First of all, the identity in the appendix of the book (i.e. the one from the question title) is definitely not correct, but there is more to it (and it is not just the sign error; as you have correctly shown, the LHS does not even vanish for $\mathbf{r}\neq 0$). A closer look at the problem reveals that what is really being asked is the remarkable identity $$(\mathbf{a}\cdot\nabla)(\mathbf{b}\cdot\nabla)\frac{1}{r} = -\frac{\mathbf{a}\cdot \mathbf{b}}{r^3} + 3 \frac{(\mathbf{a}\cdot\mathbf{r})(\mathbf{b}\cdot\mathbf{r})}{r^5} - \frac{4\pi}{3} \mathbf{a} \cdot \mathbf{b} \delta(\mathbf{r}).$$ The first part is just what you get from straight-forward vector calculus, so the interesting part is the $\delta(\mathbf{r})$. The intuition behind the result comes from the integral $$\int_{\mathbb{R}^3} \nabla\times\left(\nabla\times\frac{\mathbf{a}}{r}\right)\,\text{d}^3r = 4\pi \mathbf{a}\frac{2}{3}$$ that I will prove later. First, note that given this integral, we find $$\int_{\mathbb{R}^3} (\mathbf{a}\cdot\nabla) \nabla\frac{1}{r}\,\text{d}^3r = \int_{\mathbb{R}^3} \left[\nabla\times\left(\nabla\times\frac{\mathbf{a}}{r}\right) + \mathbf{a}\nabla^2 \frac{1}{r} \right]\,\text{d}^3r = 4\pi\mathbf{a} \frac{2}{3} - 4\pi \mathbf{a} = -\frac{4\pi}{3}\mathbf{a}.$$ Due to $\int_{\mathbb{R}^3} \frac{\mathbf{a}r^2 - 3\mathbf{r}(\mathbf{a}\cdot\mathbf{r})}{r^5}\,\text{d}^3r = 0$ (be careful with the $r$-integration and transform to a frame where $\mathbf{a}=a\mathbf{e}_z$ to show this), we thus find that the object $$g(\mathbf{r}) = (\mathbf{a}\cdot\nabla)(\mathbf{b}\cdot\nabla)\frac{1}{r} + \frac{\mathbf{a}\cdot \mathbf{b}}{r^3} - 3 \frac{(\mathbf{a}\cdot\mathbf{r})(\mathbf{b}\cdot\mathbf{r})}{r^5}$$ has the two properties \begin{align}(1): &&g(\mathbf{r})&=0 \qquad \text{for }\mathbf{r}\neq 0, \\ (2): &&\int_{\mathbb{R}^3} g(\mathbf{r})\,\text{d}^3r &= -\frac{4\pi}{3}\mathbf{a}\cdot\mathbf{b}.\end{align} Combined, this means that $g(\mathbf{r}) \equiv -\frac{4\pi}{3}\mathbf{a}\cdot\mathbf{b} \delta(\mathbf{r})$ in the sense of $$\int_{\mathbb{R}^3} \phi(\mathbf{r}) g(\mathbf{r})\,\text{d}^3r = -\frac{4\pi}{3}\mathbf{a}\cdot\mathbf{b} \phi(0)$$ for sufficiently "nice" functions $\phi$.

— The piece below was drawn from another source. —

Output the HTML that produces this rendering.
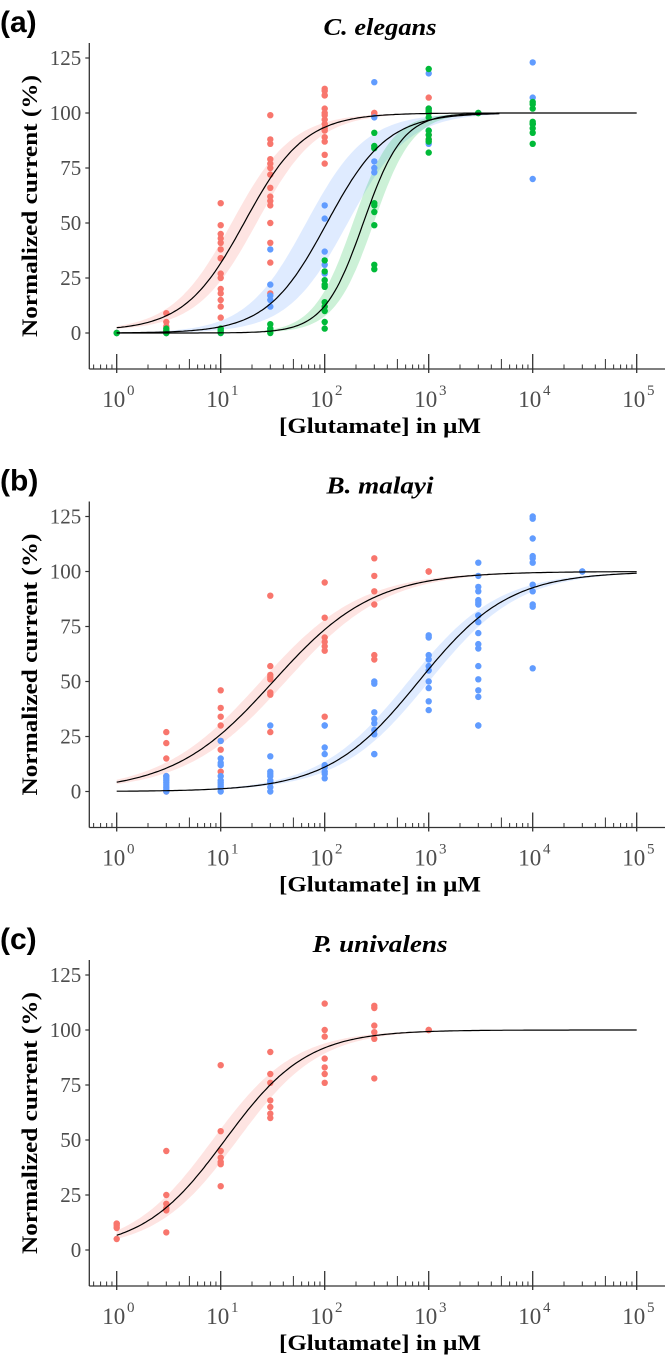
<!DOCTYPE html>
<html><head><meta charset="utf-8">
<style>
html,body{margin:0;padding:0;background:#fff;}
svg{display:block;}
.tl{font-family:"Liberation Serif",serif;font-size:21px;fill:#4d4d4d;}
.xl{font-family:"Liberation Serif",serif;font-size:23px;fill:#4d4d4d;}
.ttl{font-family:"Liberation Serif",serif;font-size:24px;font-weight:bold;font-style:italic;fill:#000;}
.axt{font-family:"Liberation Serif",serif;font-size:22px;font-weight:bold;fill:#000;}
.pl{font-family:"Liberation Sans",sans-serif;font-size:30px;font-weight:bold;fill:#000;}
</style></head>
<body>
<svg id="fig" width="666" height="1357" viewBox="0 0 666 1357" xmlns="http://www.w3.org/2000/svg"></svg>
<script>
// ---- data ----
const panelLabels = ["(a)", "(b)", "(c)"];
const panelTitles = ["C. elegans", "B. malayi", "P. univalens"];
const titleWidths = [113, 107, 135];
const yTicks = [0, 25, 50, 75, 100, 125];
const xTickExps = [0, 1, 2, 3, 4, 5];

// panel a
const aRedConc = [1,3,3,3,3,3,10,10,10,10,10,10,10,10,10,10,10,10,10,10,10,10,30,30,30,30,30,30,30,30,30,30,30,30,30,30,30,100,100,100,100,100,100,100,100,100,100,100,100,100,100,100,300,300,300,1000,1000,1000,1000,1000];
const aRedVal = [0,9,5,3,1,0,59,49,45,43,41,38,34,34,27,25,20,18,15,12,7,2,99,88,86,79,77,75,72,66,62,60,58,50,41,32,18,111,110,108,108,102,100,99,97,95,93,92,89,87,81,77,100,100,99,107,102,100,90,88];
const aBlueConc = [1,3,10,10,30,30,30,30,30,30,100,100,100,100,100,300,300,300,300,300,1000,1000,1000,1000,10000,10000,10000,10000];
const aBlueVal = [0,0,0,1,38,22,17,15,12,2,58,52,37,31,27,114,98,78,75,73,118,102,92,86,123,107,95,70];
const aGreenConc = [1,1,3,3,3,3,10,10,10,30,30,30,30,100,100,100,100,100,100,100,100,100,100,300,300,300,300,300,300,300,300,300,1000,1000,1000,1000,1000,1000,1000,1000,1000,1000,3000,3000,10000,10000,10000,10000,10000,10000,10000,10000,10000];
const aGreenVal = [0,0,2,1,0,0,0,1,2,4,2,1,0,33,28,24,22,21,14,12,10,5,2,91,85,84,59,58,55,49,31,29,120,102,101,100,98,92,90,88,87,82,100,100,105,104,102,96,95,95,93,91,86];
// fits: [bottom, EC50, hill, maxExp, bandLog]
const aRedFit = [1, 17, 1.5, 5, 0.12];
const aBlueFit = [0, 105, 1.5, 3.68, 0.2];
const aGreenFit = [0, 235, 2.3, 3.68, 0.1];

// panel b
const bRedConc = [3,3,3,3,3,10,10,10,10,10,10,10,30,30,30,30,30,30,30,30,100,100,100,100,100,100,100,300,300,300,300,300,300,1000,1000,1000];
const bRedVal = [27,22,15,7,0,46,38,34,30,23,19,9,89,57,53,52,51,45,44,27,95,79,70,68,66,64,34,106,98,91,85,62,60,100,100,100];
const bBlueConc = [3,3,3,3,3,3,3,3,10,10,10,10,10,10,10,10,10,10,30,30,30,30,30,30,30,30,30,100,100,100,100,100,100,100,100,100,300,300,300,300,300,300,300,300,300,1000,1000,1000,1000,1000,1000,1000,1000,1000,1000,3000,3000,3000,3000,3000,3000,3000,3000,3000,3000,3000,3000,3000,3000,3000,3000,3000,3000,3000,10000,10000,10000,10000,10000,10000,10000,10000,10000,10000,10000,30000,30000];
const bBlueVal = [7,6,5,4,3,2,1,0,23,15,13,12,7,5,4,3,2,0,30,16,9,8,7,5,4,2,0,30,30,20,17,12,11,9,8,6,50,49,36,33,31,28,26,17,17,71,70,62,60,57,55,50,47,41,37,104,98,93,91,87,86,85,80,80,77,72,67,65,57,51,46,43,30,30,125,124,115,107,106,104,94,91,85,84,56,100,100];
const bRedFit = [0, 32, 0.9, 5, 0.12];
const bBlueFit = [0, 800, 1.0, 5, 0.1];

// panel c
const cRedConc = [1,1,1,1,1,3,3,3,3,3,3,10,10,10,10,10,10,10,30,30,30,30,30,30,30,100,100,100,100,100,100,100,300,300,300,300,300,300,1000,1000];
const cRedVal = [12,12,11,10,5,45,25,21,19,18,8,84,54,45,42,40,39,29,90,80,76,68,65,62,60,112,100,97,87,83,80,76,111,110,102,99,96,78,100,100];
const cRedFit = [0, 11, 1.1, 5, 0.12];

const RED = "#F8766D", BLUE = "#619CFF", GREEN = "#00BA38";
const NS = "http://www.w3.org/2000/svg";
const svg = document.getElementById("fig");

function mk(tag, attrs, parent) {
  const e = document.createElementNS(NS, tag);
  for (const k in attrs) e.setAttribute(k, attrs[k]);
  (parent || svg).appendChild(e);
  return e;
}

const X0 = 116.7, DEC = 104, AXL = 89.3, AXR = 665;
function xS(c) { return X0 + Math.log10(c) * DEC; }
function hill(c, f, ec) { const b = f[0]; return b + (100 - b) / (1 + Math.pow(ec / c, f[2])); }

function drawPanel(i, series) {
  const off = i * 458.5;
  const y0 = 333 + off;
  const yS = v => y0 - v * 2.2;
  const g = mk("g", {});
  
  

  const lab = mk("text", {x: 0, y: 32 + off, class: "pl"}, g);
  lab.textContent = panelLabels[i];
  
  

  const t = mk("text", {x: 380, y: 35 + off, class: "ttl", "text-anchor": "middle", textLength: titleWidths[i], lengthAdjust: "spacingAndGlyphs"}, g);
  t.textContent = panelTitles[i];
  
  

  // ribbons
  series.forEach(s => {
    const f = s.fit;
    let up = [], lo = [];
    for (let e = 0; e <= f[3] + 1e-9; e += 0.02) {
      const c = Math.pow(10, e);
      up.push(xS(c).toFixed(1) + "," + yS(hill(c, f, f[1] / Math.pow(10, f[4]))).toFixed(1));
      lo.push(xS(c).toFixed(1) + "," + yS(hill(c, f, f[1] * Math.pow(10, f[4]))).toFixed(1));
    }
    const r = mk("polygon", {points: up.concat(lo.reverse()).join(" "), fill: s.color, "fill-opacity": 0.2, stroke: "none"}, g);
    
    
  });
  // points
  series.forEach(s => {
    s.conc.forEach((c, k) => {
      const p = mk("circle", {cx: xS(c).toFixed(1), cy: yS(s.val[k]).toFixed(1), r: 3.2, fill: s.color}, g);
      
      
    });
  });
  // curves
  series.forEach(s => {
    const f = s.fit; let pts = [];
    for (let e = 0; e <= f[3] + 1e-9; e += 0.02) {
      const c = Math.pow(10, e);
      pts.push(xS(c).toFixed(1) + "," + yS(hill(c, f, f[1])).toFixed(1));
    }
    const l = mk("polyline", {points: pts.join(" "), fill: "none", stroke: "#000", "stroke-width": 1.2}, g);
    
    
  });

  // axes
  const axBot = 369 + off, axTop = 43 + off;
  const ya = mk("line", {x1: AXL, y1: axTop, x2: AXL, y2: axBot, stroke: "#333", "stroke-width": 1.3}, g);
  
  
  const xa = mk("line", {x1: AXL, y1: axBot, x2: AXR, y2: axBot, stroke: "#333", "stroke-width": 1.3}, g);
  
  

  yTicks.forEach(v => {
    mk("line", {x1: AXL - 4, y1: yS(v), x2: AXL, y2: yS(v), stroke: "#333", "stroke-width": 1.2}, g);
    const tl = mk("text", {x: AXL - 8, y: yS(v) + 7, class: "tl", "text-anchor": "end"}, g);
    tl.textContent = v;
    
    
  });
  // minor ticks
  for (let d = -1; d < 5; d++) {
    for (let m = 2; m <= 9; m++) {
      const x = X0 + (d + Math.log10(m)) * DEC;
      if (x <= AXL + 1 || x >= AXR) continue;
      const len = m === 5 ? 10 : 4.5;
      mk("line", {x1: x, y1: axBot - len, x2: x, y2: axBot, stroke: "#333", "stroke-width": 1}, g);
    }
  }
  xTickExps.forEach(e => {
    const x = X0 + e * DEC;
    mk("line", {x1: x, y1: axBot - 15, x2: x, y2: axBot + 4, stroke: "#333", "stroke-width": 1.3}, g);
    const tl = mk("text", {x: x - 3, y: axBot + 38, class: "xl", "text-anchor": "middle"}, g);
    tl.textContent = "10";
    
    
    const sup = mk("text", {x: x + 14, y: axBot + 26, class: "xl", "text-anchor": "middle"}, g);
    sup.setAttribute('style', 'font-size:15px');
    sup.textContent = e;
  });
  const xt = mk("text", {x: 380, y: axBot + 64, class: "axt", "text-anchor": "middle", textLength: 202, lengthAdjust: "spacingAndGlyphs"}, g);
  xt.textContent = "[Glutamate] in \u00B5M";
  
  
  const yt = mk("text", {x: 0, y: 0, class: "axt", "text-anchor": "middle", textLength: 262, lengthAdjust: "spacingAndGlyphs", transform: "translate(37," + (206 + off) + ") rotate(-90)"}, g);
  yt.textContent = "Normalized current (%)";
  
  
}

drawPanel(0, [
  {conc: aRedConc, val: aRedVal, fit: aRedFit, color: RED},
  {conc: aBlueConc, val: aBlueVal, fit: aBlueFit, color: BLUE},
  {conc: aGreenConc, val: aGreenVal, fit: aGreenFit, color: GREEN}
]);
drawPanel(1, [
  {conc: bRedConc, val: bRedVal, fit: bRedFit, color: RED},
  {conc: bBlueConc, val: bBlueVal, fit: bBlueFit, color: BLUE}
]);
drawPanel(2, [
  {conc: cRedConc, val: cRedVal, fit: cRedFit, color: RED}
]);
</script>
</body></html>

To solve the integral from above, use the usual vector identity combined with Gauss's law to get \begin{align}\int_{\mathbb{R}^3} \nabla\times\left(\nabla\times\frac{\mathbf{a}}{r}\right)\,\text{d}^3r &= \int_{\mathbb{R}^3} \nabla\left(\nabla\cdot\frac{\mathbf{a}}{r}\right)\,\text{d}^3r - \mathbf{a}\int_{\mathbb{R}^3} \nabla^2\frac{1}{r}\,\text{d}^3r \\ &= \oint_{|\mathbf{r}|=R} \left( \nabla\cdot\frac{\mathbf{a}}{r} - \mathbf{a} \nabla\frac{1}{r} \right)\,\mathbf{e}_rr^2\text{d}\Omega \\ &= \oint_{|\mathbf{r}|=R} \left( 2\mathbf{a}\cdot\frac{\mathbf{r}}{r^3} \right)\,\mathbf{e}_rr^2\text{d}\Omega\\ &= 2\oint_{|\mathbf{r}|=R} \left( \mathbf{a}\cdot\mathbf{e}_r \right)\,\mathbf{e}_r\text{d}\Omega\\ &= 2a\int_0^{2\pi}\int_0^\pi \cos\theta\,\mathbf{e}_r\sin\theta\text{d}\theta\text{d}\varphi = 4\pi\mathbf{a}\frac{2}{3}. \end{align} Similar to the other integral, justifying the simplifaction $\mathbf{a}=a\mathbf{e}_z$ requires a transform with the proper rotation matrix.